Verlorenes Jahrzehnt beim Klimaschutz

Nach den Wahlen in Australien wird es auch um deutlich höhere Emissionsminderungsziele gehen

  • Barbara Barkhausen und Christoph Müller
  • Lesedauer: 3 Min.

Australien gehört zu den weltweit größten Emittenten von Treibhausgasen und damit zu den Hauptverursachern des Klimawandels, war in den vergangenen drei Jahren aber auch besonders hart getroffen von dessen Folgen. Katastrophale Busch- und Waldbrände, Hitzewellen und schwere Überschwemmungen suchten den fünften Kontinent heim. Und so ist es kein Wunder, dass die Erderwärmung hier besonders präsent ist. Laut jüngsten Umfragen ist das Klima für die Wähler das wichtigste Thema, mit deutlichem Abstand gefolgt von den Lebenshaltungskosten und der wirtschaftlichen Lage. Eine Mehrheit befürwortet inzwischen auch die Einführung eines Emissionshandelssystems oder einer CO2-Steuer.

Trotzdem spielte die künftige Klimapolitik im Wahlkampf eine untergeordnete Rolle. Die Konservativen ignorieren das Thema seit jeher, und der Spitzenkandidat der linken Labor Party, Anthony Albanese, hat noch die Wahlen von 2019 in schlechter Erinnerung, als seine Partei auch wegen der Sorgen der Wähler um die Zukunft der Kohleindustrie verlor. Der konservative Wahlsieger Scott Morrison hingegen hatte ein Stück Kohle ins Parlament mitgebracht, um seine Verbundenheit mit der Branche zu demonstrieren. Kohle ist mit einem Anteil von 15 Prozent an den australischen Ausfuhren das zweitwichtigste Exportprodukt nach Eisenerz, viele Tausend Arbeitsplätze hängen von dieser Industrie ab. Außerdem wird mehr als die Hälfte aller Elektrizität in Kohlekraftwerken erzeugt.

Daher wird die Kritik im Inland an der bisherigen Politik lauter: »Die Bilanz ist eindeutig – in acht Jahren haben die Entscheidungen der Regierung die Klimakrise verschärft«, urteilt Amanda McKenzie, Chefin des australischen Klimarates.

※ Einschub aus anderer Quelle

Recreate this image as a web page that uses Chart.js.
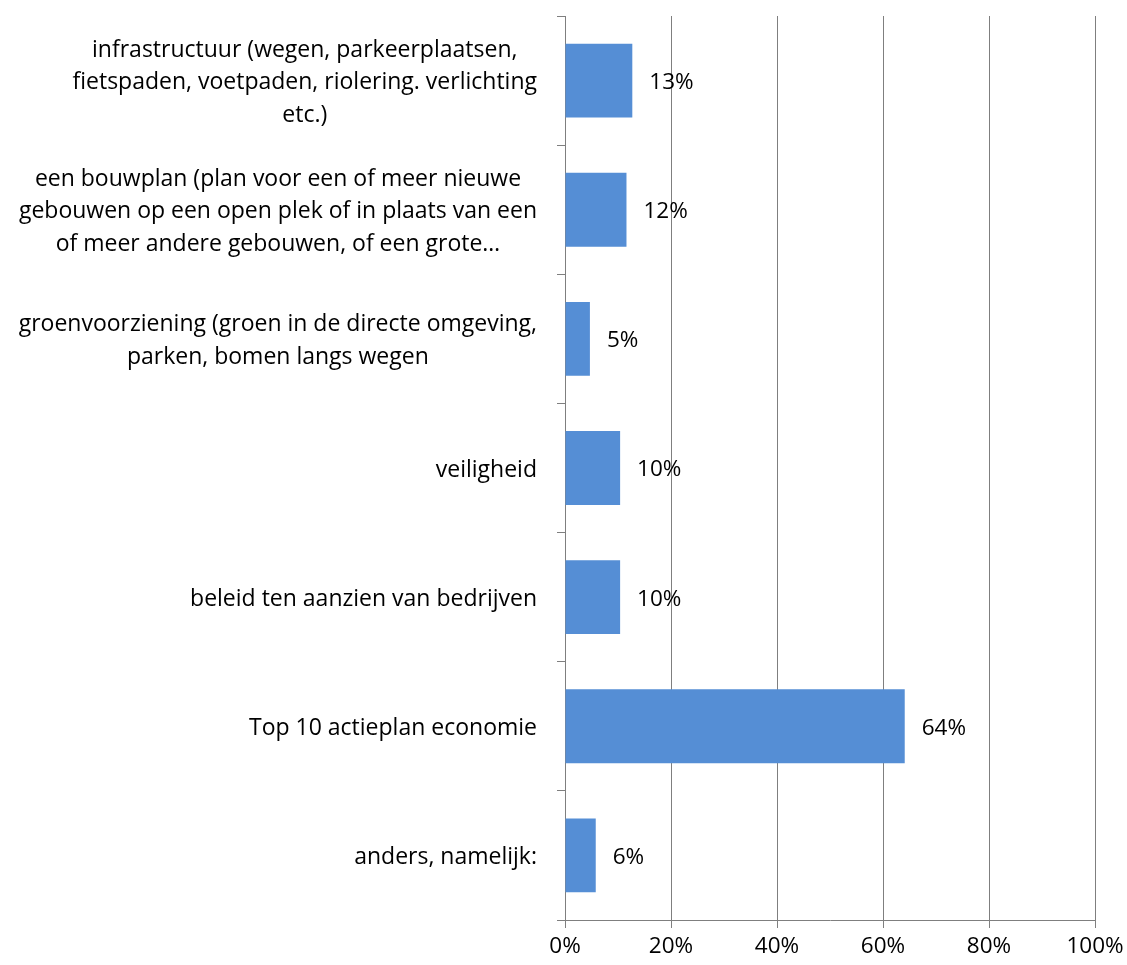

Das Land habe »fast ein Jahrzehnt verloren, um starke und mutige Maßnahmen zu ergreifen«. Die Umweltforscher Sarah Bekessy und Brendan Wintle rechneten in einem Beitrag für das Wissenschaftsmagazin »The Conservation« vor: »Die Klimapolitik der Koalition steht im Einklang mit einer globalen Erwärmung von drei bis vier Grad Celsius in diesem Jahrhundert.« Dies wäre katastrophal für die Biodiversität und würde tropische Korallenriffe praktisch aussterben lassen, so die Experten.

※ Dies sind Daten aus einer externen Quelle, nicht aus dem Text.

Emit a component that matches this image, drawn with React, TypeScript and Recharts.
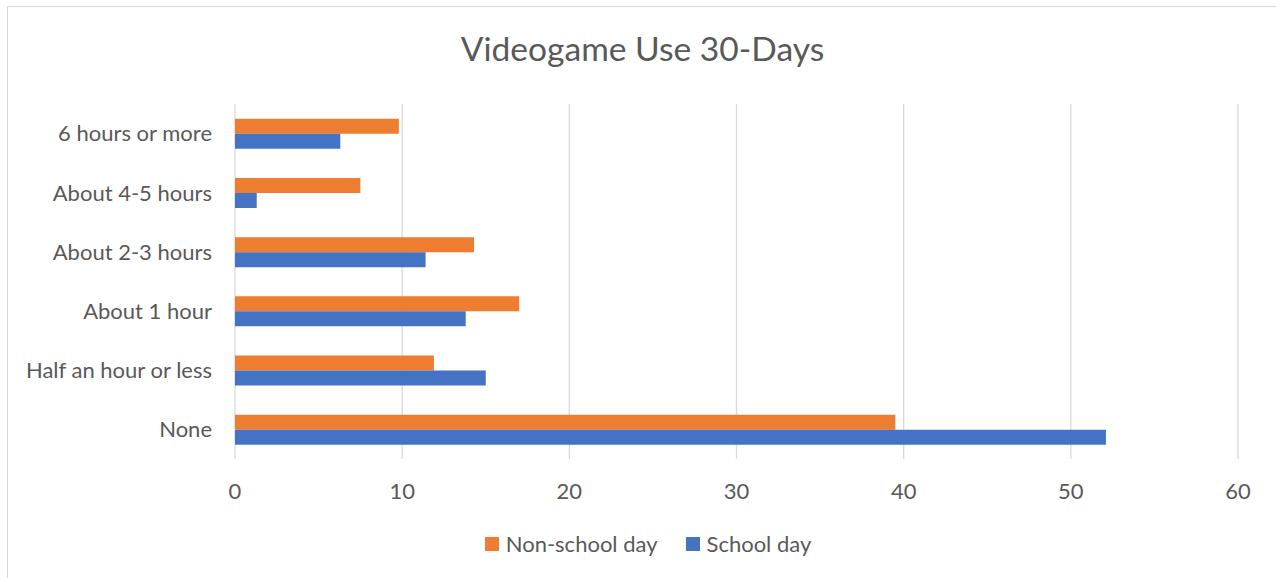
import React from "react";
import { BarChart, Bar, XAxis, YAxis, CartesianGrid, Legend } from "recharts";

const categories = [
  "6 hours or more",
  "About 4-5 hours",
  "About 2-3 hours",
  "About 1 hour",
  "Half an hour or less",
  "None",
];
const nonSchoolDay = [9.8, 7.5, 14.3, 17.0, 11.9, 39.5];
const schoolDay = [6.3, 1.3, 11.4, 13.8, 15.0, 52.1];
const xTicks = [0, 10, 20, 30, 40, 50, 60];

const data = categories.map((c, i) => ({
  category: c,
  nonSchool: nonSchoolDay[i],
  school: schoolDay[i],
}));

const FONT = "Lato, 'Open Sans', sans-serif";
const TEXT = "#595959";
const ORANGE = "#ED7D31";
const BLUE = "#4472C4";

const renderLegend = (props: any) => {
  const { payload } = props;
  return (
    <div style={{ display: "flex", justifyContent: "center", alignItems: "center", fontFamily: FONT, fontSize: 22, color: TEXT, paddingLeft: 20 }}>
      {payload.map((p: any, i: number) => (
        <div key={i} style={{ display: "flex", alignItems: "center", marginRight: i === payload.length - 1 ? 0 : 28 }}>
          <div style={{ width: 14, height: 14, background: p.color, marginRight: 7 }} />
          <span>{p.value}</span>
        </div>
      ))}
    </div>
  );
};

export default function App() {
  return (
    <div style={{ position: "absolute", left: 0, top: 0, width: 1276, height: 578, background: "#fff", overflow: "hidden" }}>
      <div style={{ position: "absolute", left: 7, top: 6, width: 1275, height: 580, borderTop: "1px solid #d9d9d9", borderLeft: "1px solid #d9d9d9", boxSizing: "border-box" }} />
      <div style={{ position: "absolute", left: 0, top: 28, width: 1285, textAlign: "center", fontFamily: FONT, fontSize: 33.6, color: TEXT }}>
        Videogame Use 30-Days
      </div>
      <div style={{ position: "absolute", left: 0, top: 0 }}>
        <BarChart
          width={1276}
          height={578}
          data={data}
          layout="vertical"
          margin={{ top: 104, right: 38, bottom: 79, left: 0 }}
          barCategoryGap="25%"
          barGap={0}
        >
          <CartesianGrid horizontal={false} vertical={true} stroke="#d9d9d9" strokeWidth={1.3} />
          <XAxis
            type="number"
            domain={[0, 60]}
            ticks={xTicks}
            axisLine={false}
            tickLine={false}
            tickSize={0}
            tickMargin={24}
            height={40}
            tick={{ fill: TEXT, fontSize: 22, fontFamily: FONT }}
            interval={0}
          />
          <YAxis
            type="category"
            dataKey="category"
            width={235}
            axisLine={false}
            tickLine={false}
            tickSize={0}
            tickMargin={23}
            tick={{ fill: TEXT, fontSize: 22, fontFamily: FONT }}
            interval={0}
          />
          <Legend
            layout="horizontal"
            verticalAlign="middle"
            align="center"
            content={renderLegend}
            wrapperStyle={{ top: 530, left: 0, width: 1276 }}
          />
          <Bar dataKey="nonSchool" name="Non-school day" fill={ORANGE} isAnimationActive={false} />
          <Bar dataKey="school" name="School day" fill={BLUE} isAnimationActive={false} />
        </BarChart>
      </div>
    </div>
  );
}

Der Climate Action Tracker, der die Klimapolitik aller Regierungen auf unabhängiger wissenschaftlicher Grundlage beurteilt, stuft die von Australien als »hochgradig ungenügend« ein. Offizielles Ziel ist es bisher, die CO2-Emissionen bis 2030 um 26 bis 28 Prozent im Vergleich zum Jahr 2005 zu reduzieren. Dabei rechnet die bisherige Regierung die Emissionen aus der Landnutzung mit. Lediglich wegen der hohen Entwaldungsrate im Referenzjahr 2005 kann sie für das Jahr 2019 eine Reduktion des Treibhausgasausstoßes um 20 Prozent vorweisen. Lässt man die Bodennutzung hingegen weg, sind die Emissionen in Australien seit 2005 gerade einmal um zwei Prozent gesunken – und das, obwohl der Ausstoß der Bevölkerung pro Kopf im internationalen Vergleich sehr hoch ist: In Australien beträgt dieser 16,8 Tonnen CO2 pro Jahr, in Deutschland hingegen 9,1 Tonnen.

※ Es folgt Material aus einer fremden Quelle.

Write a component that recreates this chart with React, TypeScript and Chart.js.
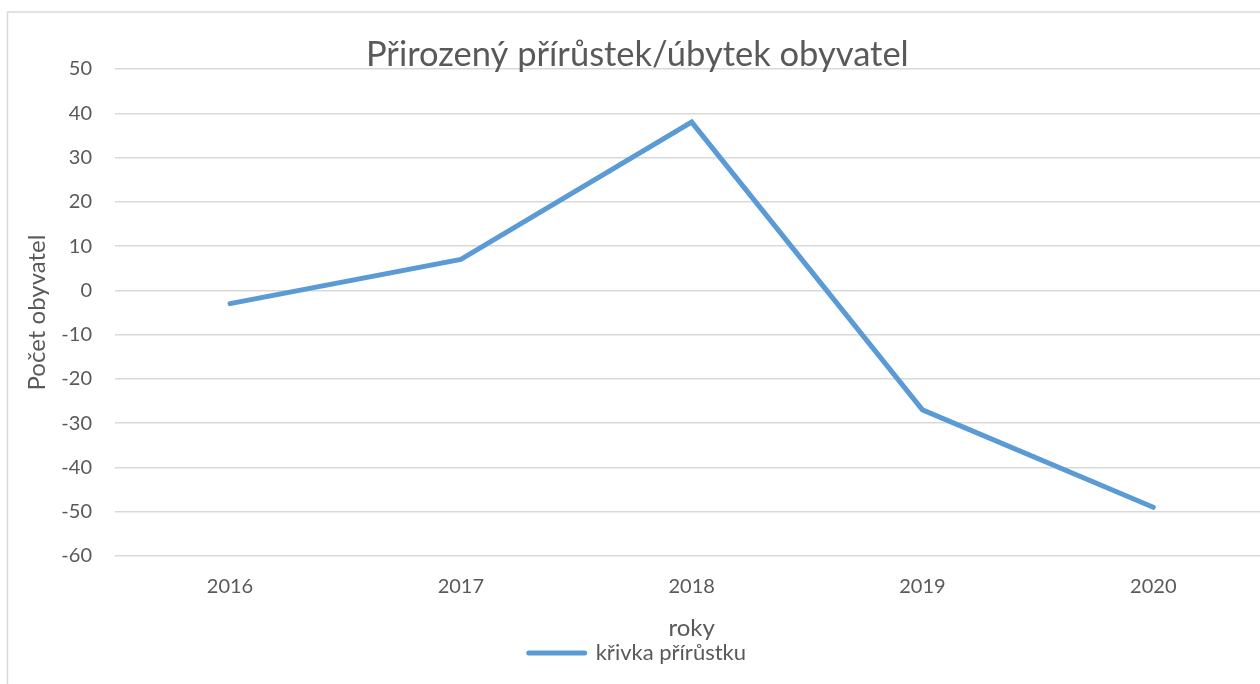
import React, { useEffect, useRef } from "react";
import { Chart, registerables } from "chart.js";

Chart.register(...registerables);

const categories = ["2016", "2017", "2018", "2019", "2020"];
const seriesValues = [-3, 7, 38, -27, -49];
const seriesName = "křivka přírůstku";
const chartTitle = "Přirozený přírůstek/úbytek obyvatel";
const xTitle = "roky";
const yTitle = "Počet obyvatel";
const yMin = -60;
const yMax = 50;
const yStep = 10;

const FONT = "Lato, 'Open Sans', sans-serif";
const TEXT = "#595959";
const GRID = "#d9d9d9";
const LINE = "#5b9bd5";

const borderPlugin = {
  id: "outerBorder",
  beforeDraw(chart: any) {
    const ctx = chart.ctx;
    ctx.save();
    ctx.fillStyle = "#ffffff";
    ctx.fillRect(0, 0, chart.width, chart.height);
    ctx.strokeStyle = GRID;
    ctx.lineWidth = 1.5;
    ctx.strokeRect(1.5, 4, chart.width + 20, chart.height + 20);
    ctx.restore();
  },
};

export default function App() {
  const ref = useRef<HTMLCanvasElement | null>(null);
  useEffect(() => {
    document.documentElement.style.overflow = "hidden";
    document.body.style.overflow = "hidden";
    const canvas = ref.current;
    if (!canvas) return;
    const chart = new Chart(canvas, {
      type: "line",
      data: {
        labels: categories,
        datasets: [
          {
            label: seriesName,
            data: seriesValues,
            borderColor: LINE,
            backgroundColor: LINE,
            borderWidth: 5,
            pointRadius: 0,
            tension: 0,
            borderCapStyle: "round",
            borderJoinStyle: "miter",
          },
        ],
      },
      options: {
        animation: false,
        responsive: false,
        maintainAspectRatio: false,
        layout: { padding: { left: 0, right: 5.3, top: 0, bottom: 10 } },
        plugins: {
          tooltip: { enabled: false },
          title: {
            display: true,
            text: chartTitle,
            color: TEXT,
            font: { family: FONT, size: 34.5, weight: "normal" },
            padding: { top: 26.2, bottom: -6.6 },
          },
          legend: {
            display: true,
            position: "bottom",
            labels: {
              color: TEXT,
              font: { family: FONT, size: 22 },
              usePointStyle: true,
              pointStyle: "line",
              pointStyleWidth: 56,
              padding: 0,
              generateLabels(c: any) {
                return c.data.datasets.map((ds: any, i: number) => ({
                  text: ds.label,
                  fillStyle: ds.borderColor,
                  strokeStyle: ds.borderColor,
                  lineWidth: 5,
                  lineCap: "round",
                  pointStyle: "line",
                  hidden: false,
                  datasetIndex: i,
                  fontColor: TEXT,
                }));
              },
            },
          },
        },
        scales: {
          x: {
            offset: true,
            grid: { display: false, drawTicks: false },
            border: { display: false },
            ticks: {
              color: TEXT,
              font: { family: FONT, size: 20, lineHeight: 3.1 },
              padding: 0,
              maxRotation: 0,
            },
            title: {
              display: true,
              text: xTitle,
              color: TEXT,
              font: { family: FONT, size: 24 },
              padding: { top: 0, bottom: -1 },
            },
            afterFit(scale: any) {
              scale.height = 86;
            },
          },
          y: {
            min: yMin,
            max: yMax,
            grid: { color: GRID, lineWidth: 1.5, drawTicks: false },
            border: { display: false },
            ticks: {
              stepSize: yStep,
              color: TEXT,
              font: { family: FONT, size: 20 },
              padding: 22.6,
            },
            title: {
              display: true,
              text: yTitle,
              color: TEXT,
              font: { family: FONT, size: 24 },
              padding: { top: 16.6, bottom: 0 },
            },
            afterFit(scale: any) {
              scale.width = 108.6;
            },
          },
        },
      },
      plugins: [borderPlugin],
    } as any);
    return () => chart.destroy();
  }, []);
  return (
    <div style={{ position: "fixed", left: 6, top: 8, width: 1268, height: 676 }}>
      <canvas
        ref={ref}
        width={1268}
        height={676}
        style={{ display: "block", width: 1268, height: 676 }}
      />
    </div>
  );
}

Der Klimaplan der Labor Party ist etwas ambitionierter: Diese will die Emissionen bis 2030 um 43 Prozent im Vergleich zu 2005 senken. Aus Sicht der Klimawissenschaftlerin Nerilie Abram von der Australian National University ist aber auch das ungenügend: Australien müsse eine Reduktion um 50 bis 74 Prozent bis 2030 erreichen, um »seinen Teil zur Erfüllung des Pariser Klimaabkommens beizutragen«. Besser sehen die Klimaziele der grünen Partei aus, die die Emissionen bis zum Jahr 2035 auf netto-null reduzieren will und nicht erst bis 2050, wie die großen Parteien. Aus Sicht von Expertin Abrams fehlen aber die Details, wie dies gelingen soll. Sollte keine Partei eine Mehrheit bei der Wahl erreichen, könnte der Plan der politisch bisher eher unbedeutenden Grünen noch relevant werden – in einer Koalition mit Labor.